• PROMPT: Give every line back verbatim, dropping all images.

>>>

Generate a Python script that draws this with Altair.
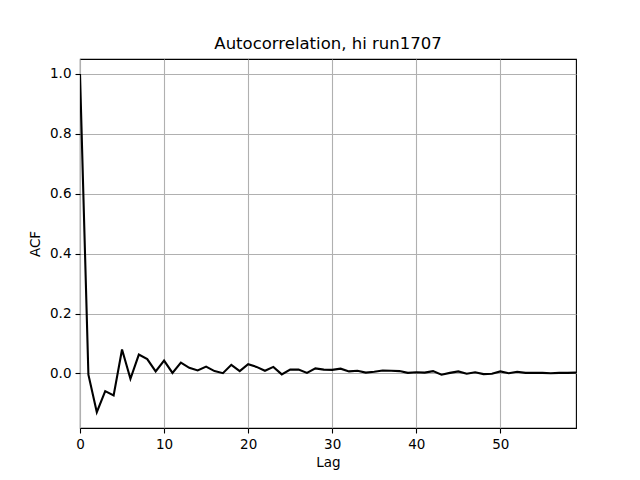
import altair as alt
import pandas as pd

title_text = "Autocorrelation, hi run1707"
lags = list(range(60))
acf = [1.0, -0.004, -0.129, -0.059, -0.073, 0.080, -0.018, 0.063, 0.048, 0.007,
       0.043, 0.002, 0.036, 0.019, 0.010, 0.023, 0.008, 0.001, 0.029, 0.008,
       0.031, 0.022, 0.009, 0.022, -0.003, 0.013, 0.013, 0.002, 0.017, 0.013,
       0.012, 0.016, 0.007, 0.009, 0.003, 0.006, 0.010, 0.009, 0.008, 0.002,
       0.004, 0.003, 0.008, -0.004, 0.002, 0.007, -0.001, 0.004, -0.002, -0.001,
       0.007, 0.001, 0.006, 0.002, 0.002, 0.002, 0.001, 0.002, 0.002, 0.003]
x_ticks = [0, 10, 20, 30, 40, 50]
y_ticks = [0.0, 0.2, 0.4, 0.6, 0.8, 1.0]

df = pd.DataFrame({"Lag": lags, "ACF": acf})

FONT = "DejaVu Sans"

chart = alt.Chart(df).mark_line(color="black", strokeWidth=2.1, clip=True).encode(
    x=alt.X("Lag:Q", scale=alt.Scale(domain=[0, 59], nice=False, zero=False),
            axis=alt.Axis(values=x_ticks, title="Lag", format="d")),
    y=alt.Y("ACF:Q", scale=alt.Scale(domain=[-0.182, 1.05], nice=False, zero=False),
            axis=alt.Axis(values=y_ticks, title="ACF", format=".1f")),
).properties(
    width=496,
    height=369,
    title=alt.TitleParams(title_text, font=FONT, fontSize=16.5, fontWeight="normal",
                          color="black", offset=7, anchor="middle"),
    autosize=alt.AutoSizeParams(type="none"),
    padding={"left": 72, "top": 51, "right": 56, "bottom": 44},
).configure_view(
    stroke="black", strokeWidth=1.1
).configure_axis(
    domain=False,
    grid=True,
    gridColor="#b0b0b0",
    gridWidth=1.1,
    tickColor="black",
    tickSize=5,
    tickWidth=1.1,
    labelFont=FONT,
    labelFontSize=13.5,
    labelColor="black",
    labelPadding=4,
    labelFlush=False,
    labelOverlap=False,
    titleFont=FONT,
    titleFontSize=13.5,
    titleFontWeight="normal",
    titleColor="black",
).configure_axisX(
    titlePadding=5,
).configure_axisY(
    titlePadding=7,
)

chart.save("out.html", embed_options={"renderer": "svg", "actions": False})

<<<

• REPLY:
Generate a Python script that draws this with Altair.
import altair as alt
import pandas as pd

title_text = "Autocorrelation, hi run1707"
lags = list(range(60))
acf = [1.0, -0.004, -0.129, -0.059, -0.073, 0.080, -0.018, 0.063, 0.048, 0.007,
       0.043, 0.002, 0.036, 0.019, 0.010, 0.023, 0.008, 0.001, 0.029, 0.008,
       0.031, 0.022, 0.009, 0.022, -0.003, 0.013, 0.013, 0.002, 0.017, 0.013,
       0.012, 0.016, 0.007, 0.009, 0.003, 0.006, 0.010, 0.009, 0.008, 0.002,
       0.004, 0.003, 0.008, -0.004, 0.002, 0.007, -0.001, 0.004, -0.002, -0.001,
       0.007, 0.001, 0.006, 0.002, 0.002, 0.002, 0.001, 0.002, 0.002, 0.003]
x_ticks = [0, 10, 20, 30, 40, 50]
y_ticks = [0.0, 0.2, 0.4, 0.6, 0.8, 1.0]

df = pd.DataFrame({"Lag": lags, "ACF": acf})

FONT = "DejaVu Sans"

chart = alt.Chart(df).mark_line(color="black", strokeWidth=2.1, clip=True).encode(
    x=alt.X("Lag:Q", scale=alt.Scale(domain=[0, 59], nice=False, zero=False),
            axis=alt.Axis(values=x_ticks, title="Lag", format="d")),
    y=alt.Y("ACF:Q", scale=alt.Scale(domain=[-0.182, 1.05], nice=False, zero=False),
            axis=alt.Axis(values=y_ticks, title="ACF", format=".1f")),
).properties(
    width=496,
    height=369,
    title=alt.TitleParams(title_text, font=FONT, fontSize=16.5, fontWeight="normal",
                          color="black", offset=7, anchor="middle"),
    autosize=alt.AutoSizeParams(type="none"),
    padding={"left": 72, "top": 51, "right": 56, "bottom": 44},
).configure_view(
    stroke="black", strokeWidth=1.1
).configure_axis(
    domain=False,
    grid=True,
    gridColor="#b0b0b0",
    gridWidth=1.1,
    tickColor="black",
    tickSize=5,
    tickWidth=1.1,
    labelFont=FONT,
    labelFontSize=13.5,
    labelColor="black",
    labelPadding=4,
    labelFlush=False,
    labelOverlap=False,
    titleFont=FONT,
    titleFontSize=13.5,
    titleFontWeight="normal",
    titleColor="black",
).configure_axisX(
    titlePadding=5,
).configure_axisY(
    titlePadding=7,
)

chart.save("out.html", embed_options={"renderer": "svg", "actions": False})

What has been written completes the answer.